The International Monetary Fund (IMF) projected that Morocco’s economy will expand by 4.8% in 2026, following a robust 4.9% growth in 2025, fueled by strong performance in agriculture, construction, and services.
The IMF’s assessment comes after a mission to Morocco from January 29 to February 11, 2026, as part of the institution’s 2026 Article IV consultations. The team, led by Laura Charmillo, released a set of recommendations aimed at strengthening Morocco’s economic and fiscal policies.
According to the IMF, Morocco’s growth momentum is expected to continue through 2026, supported by rising public and private investment and a strong agricultural output following exceptional rainfall.
Inflation remained subdued at 0.8% in 2025 and is forecast to gradually rise to around 2% by mid-2027, driven by earlier interest rate cuts and ongoing economic expansion.
Morocco’s tax revenues reached 24.6% of GDP in 2025, reflecting recent tax reforms and improved revenue administration. The central government deficit narrowed to 3.5% of GDP, below the 2025 budget forecast of 3.8%.
The IMF team recommended partially saving any revenue gains to bolster financial reserves and reprioritizing spending to create more space for human capital investment, particularly in health and education.

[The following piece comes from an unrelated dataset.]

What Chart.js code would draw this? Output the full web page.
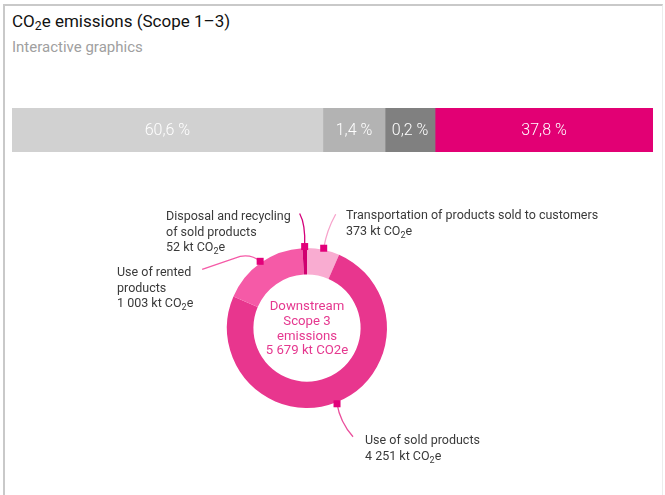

The fund praised Morocco’s progress in strengthening its medium-term fiscal framework and public investment management, including steps toward adopting a new fiscal rule. It encouraged continued efforts to identify and monitor financial risks, especially those related to public institutions, and to improve transparency in fiscal reporting.
The IMF also highlighted the challenge of creating sustainable employment, calling for reforms to enhance private sector engagement and labor market responsiveness. Accelerating reforms in public institutions was stressed as a key step to improve competition and ensure a level playing field between public and private sectors, along with targeted support for small and medium-sized enterprises.